--- Dataset excerpt ---
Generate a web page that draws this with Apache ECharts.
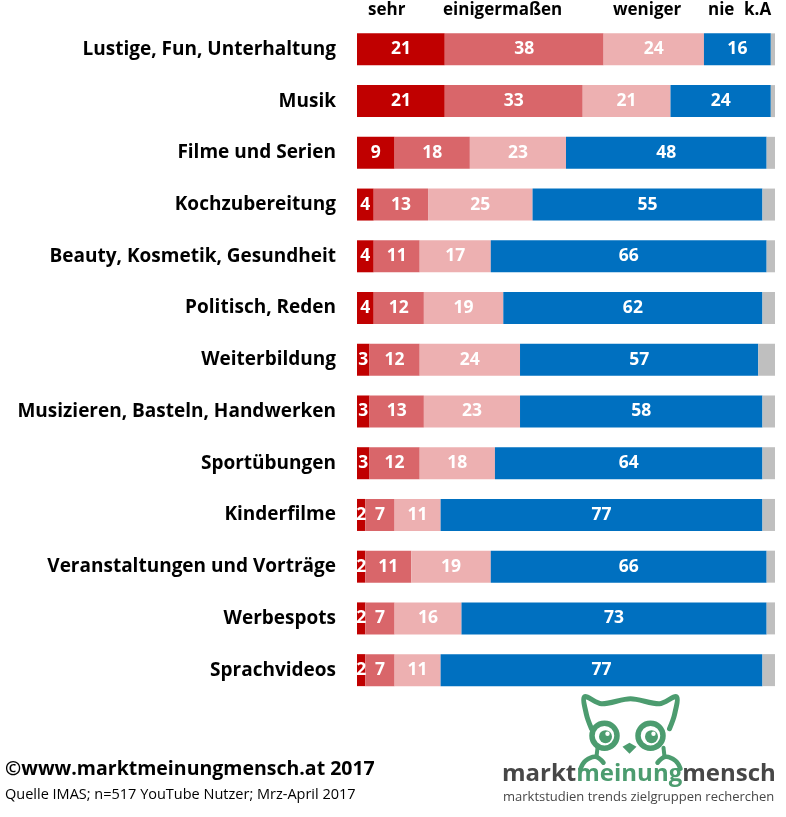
<!DOCTYPE html>
<html><head><meta charset="utf-8">
<script src="https://cdn.jsdelivr.net/npm/echarts@6/dist/echarts.min.js"></script>
<style>html,body{margin:0;padding:0;background:#fff}#c{width:786px;height:817px}</style>
</head><body><div id="c"></div>
<script>
const categories = ["Lustige, Fun, Unterhaltung","Musik","Filme und Serien","Kochzubereitung","Beauty, Kosmetik, Gesundheit","Politisch, Reden","Weiterbildung","Musizieren, Basteln, Handwerken","Sportübungen","Kinderfilme","Veranstaltungen und Vorträge","Werbespots","Sprachvideos"];
const seriesNames = ["sehr","einigermaßen","weniger","nie","k.A"];
const sehr = [21,21,9,4,4,4,3,3,3,2,2,2,2];
const einigermassen = [38,33,18,13,11,12,12,13,12,7,11,7,7];
const weniger = [24,21,23,25,17,19,24,23,18,11,19,16,11];
const nie = [16,24,48,55,66,62,57,58,64,77,66,73,77];
const kA = [1,1,2,3,2,3,4,3,3,3,2,2,3];
const colors = ["#C00000","#D9666A","#EDB0B1","#0070C0","#BFBFBF"];
const values = [sehr,einigermassen,weniger,nie,kA];

const chart = echarts.init(document.getElementById('c'));
const FONT = 'Open Sans';
const series = values.map((v,i)=>({
  name: seriesNames[i], type:'bar', stack:'t', data:v, barWidth:32,
  itemStyle:{color:colors[i]},
  label:{show:i<4, position:'inside', color:'#fff', fontFamily:FONT, fontWeight:'bold', fontSize:17.5, overflow:'none'}
}));
const green = '#4C9C6F';
const dark = '#474747';
chart.setOption({
  animation:false,
  grid:{left:357,right:11,top:23.5,bottom:817-696,containLabel:false},
  xAxis:{type:'value',min:0,max:100,show:false},
  yAxis:{type:'category',data:categories,inverse:true,axisLine:{show:false},axisTick:{show:false},
    axisLabel:{color:'#000',fontFamily:FONT,fontWeight:'bold',fontSize:19,margin:21}},
  series,
  graphic:[
    {type:'text',left:368,top:2,style:{text:'sehr',font:'bold 17px "Open Sans"',fill:'#000'}},
    {type:'text',left:443,top:2,style:{text:'einigermaßen',font:'bold 17px "Open Sans"',fill:'#000'}},
    {type:'text',left:613,top:2,style:{text:'weniger',font:'bold 17px "Open Sans"',fill:'#000'}},
    {type:'text',left:708,top:2,style:{text:'nie',font:'bold 17px "Open Sans"',fill:'#000'}},
    {type:'text',left:744,top:2,style:{text:'k.A',font:'bold 17px "Open Sans"',fill:'#000'}},
    {type:'text',left:5,top:759,style:{text:'©www.marktmeinungmensch.at 2017',font:'bold 19.5px "Open Sans"',fill:'#000'}},
    {type:'text',left:5,top:787,style:{text:'Quelle IMAS; n=517 YouTube Nutzer; Mrz-April 2017',font:'14.5px "Open Sans"',fill:'#000'}},
    {type:'group',left:578,top:694,children:[
      {type:'polyline',shape:{points:[[14,36],[9,22],[7,4],[24,11],[53,6],[82,11],[99,4],[97,22],[92,36]],smooth:0.3},style:{stroke:green,lineWidth:5,fill:null,lineJoin:'round',lineCap:'round'}},
      {type:'circle',shape:{cx:27,cy:43,r:12.5},style:{fill:'#fff',stroke:green,lineWidth:5.5}},
      {type:'circle',shape:{cx:73,cy:43,r:12.5},style:{fill:'#fff',stroke:green,lineWidth:5.5}},
      {type:'circle',shape:{cx:28,cy:44,r:6.5},style:{fill:green}},
      {type:'circle',shape:{cx:74,cy:44,r:6.5},style:{fill:green}},
      {type:'circle',shape:{cx:30,cy:41,r:2.2},style:{fill:'#fff'}},
      {type:'circle',shape:{cx:76,cy:41,r:2.2},style:{fill:'#fff'}},
      {type:'polygon',shape:{points:[[45,54],[52,50],[59,54],[52,61]]},style:{fill:green}},
      {type:'polyline',shape:{points:[[20,55],[19,64]]},style:{stroke:green,lineWidth:4,fill:null,lineCap:'round'}},
      {type:'polyline',shape:{points:[[86,55],[87,64]]},style:{stroke:green,lineWidth:4,fill:null,lineCap:'round'}},
      {type:'polyline',shape:{points:[[3,76],[8,68],[18,64],[26,70]],smooth:0.4},style:{stroke:green,lineWidth:4.5,fill:null,lineCap:'round'}},
      {type:'polyline',shape:{points:[[103,76],[98,68],[88,64],[80,70]],smooth:0.4},style:{stroke:green,lineWidth:4.5,fill:null,lineCap:'round'}}
    ]},
    {type:'text',left:502,top:762,style:{rich:{a:{font:'bold 24px "Open Sans"',fill:dark},b:{font:'bold 24px "Open Sans"',fill:green}},text:'{a|markt}{b|meinung}{a|mensch}'}},
    {type:'text',left:503,top:791,style:{text:'marktstudien trends zielgruppen recherchen',font:'13px "Open Sans"',fill:dark}}
  ]
});
</script></body></html>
---
*Aim*:
Copy every line above word for word and exclude the pictures.

*Finished answer*:
Generate a web page that draws this with Apache ECharts.
<!DOCTYPE html>
<html><head><meta charset="utf-8">
<script src="https://cdn.jsdelivr.net/npm/echarts@6/dist/echarts.min.js"></script>
<style>html,body{margin:0;padding:0;background:#fff}#c{width:786px;height:817px}</style>
</head><body><div id="c"></div>
<script>
const categories = ["Lustige, Fun, Unterhaltung","Musik","Filme und Serien","Kochzubereitung","Beauty, Kosmetik, Gesundheit","Politisch, Reden","Weiterbildung","Musizieren, Basteln, Handwerken","Sportübungen","Kinderfilme","Veranstaltungen und Vorträge","Werbespots","Sprachvideos"];
const seriesNames = ["sehr","einigermaßen","weniger","nie","k.A"];
const sehr = [21,21,9,4,4,4,3,3,3,2,2,2,2];
const einigermassen = [38,33,18,13,11,12,12,13,12,7,11,7,7];
const weniger = [24,21,23,25,17,19,24,23,18,11,19,16,11];
const nie = [16,24,48,55,66,62,57,58,64,77,66,73,77];
const kA = [1,1,2,3,2,3,4,3,3,3,2,2,3];
const colors = ["#C00000","#D9666A","#EDB0B1","#0070C0","#BFBFBF"];
const values = [sehr,einigermassen,weniger,nie,kA];

const chart = echarts.init(document.getElementById('c'));
const FONT = 'Open Sans';
const series = values.map((v,i)=>({
  name: seriesNames[i], type:'bar', stack:'t', data:v, barWidth:32,
  itemStyle:{color:colors[i]},
  label:{show:i<4, position:'inside', color:'#fff', fontFamily:FONT, fontWeight:'bold', fontSize:17.5, overflow:'none'}
}));
const green = '#4C9C6F';
const dark = '#474747';
chart.setOption({
  animation:false,
  grid:{left:357,right:11,top:23.5,bottom:817-696,containLabel:false},
  xAxis:{type:'value',min:0,max:100,show:false},
  yAxis:{type:'category',data:categories,inverse:true,axisLine:{show:false},axisTick:{show:false},
    axisLabel:{color:'#000',fontFamily:FONT,fontWeight:'bold',fontSize:19,margin:21}},
  series,
  graphic:[
    {type:'text',left:368,top:2,style:{text:'sehr',font:'bold 17px "Open Sans"',fill:'#000'}},
    {type:'text',left:443,top:2,style:{text:'einigermaßen',font:'bold 17px "Open Sans"',fill:'#000'}},
    {type:'text',left:613,top:2,style:{text:'weniger',font:'bold 17px "Open Sans"',fill:'#000'}},
    {type:'text',left:708,top:2,style:{text:'nie',font:'bold 17px "Open Sans"',fill:'#000'}},
    {type:'text',left:744,top:2,style:{text:'k.A',font:'bold 17px "Open Sans"',fill:'#000'}},
    {type:'text',left:5,top:759,style:{text:'©www.marktmeinungmensch.at 2017',font:'bold 19.5px "Open Sans"',fill:'#000'}},
    {type:'text',left:5,top:787,style:{text:'Quelle IMAS; n=517 YouTube Nutzer; Mrz-April 2017',font:'14.5px "Open Sans"',fill:'#000'}},
    {type:'group',left:578,top:694,children:[
      {type:'polyline',shape:{points:[[14,36],[9,22],[7,4],[24,11],[53,6],[82,11],[99,4],[97,22],[92,36]],smooth:0.3},style:{stroke:green,lineWidth:5,fill:null,lineJoin:'round',lineCap:'round'}},
      {type:'circle',shape:{cx:27,cy:43,r:12.5},style:{fill:'#fff',stroke:green,lineWidth:5.5}},
      {type:'circle',shape:{cx:73,cy:43,r:12.5},style:{fill:'#fff',stroke:green,lineWidth:5.5}},
      {type:'circle',shape:{cx:28,cy:44,r:6.5},style:{fill:green}},
      {type:'circle',shape:{cx:74,cy:44,r:6.5},style:{fill:green}},
      {type:'circle',shape:{cx:30,cy:41,r:2.2},style:{fill:'#fff'}},
      {type:'circle',shape:{cx:76,cy:41,r:2.2},style:{fill:'#fff'}},
      {type:'polygon',shape:{points:[[45,54],[52,50],[59,54],[52,61]]},style:{fill:green}},
      {type:'polyline',shape:{points:[[20,55],[19,64]]},style:{stroke:green,lineWidth:4,fill:null,lineCap:'round'}},
      {type:'polyline',shape:{points:[[86,55],[87,64]]},style:{stroke:green,lineWidth:4,fill:null,lineCap:'round'}},
      {type:'polyline',shape:{points:[[3,76],[8,68],[18,64],[26,70]],smooth:0.4},style:{stroke:green,lineWidth:4.5,fill:null,lineCap:'round'}},
      {type:'polyline',shape:{points:[[103,76],[98,68],[88,64],[80,70]],smooth:0.4},style:{stroke:green,lineWidth:4.5,fill:null,lineCap:'round'}}
    ]},
    {type:'text',left:502,top:762,style:{rich:{a:{font:'bold 24px "Open Sans"',fill:dark},b:{font:'bold 24px "Open Sans"',fill:green}},text:'{a|markt}{b|meinung}{a|mensch}'}},
    {type:'text',left:503,top:791,style:{text:'marktstudien trends zielgruppen recherchen',font:'13px "Open Sans"',fill:dark}}
  ]
});
</script></body></html>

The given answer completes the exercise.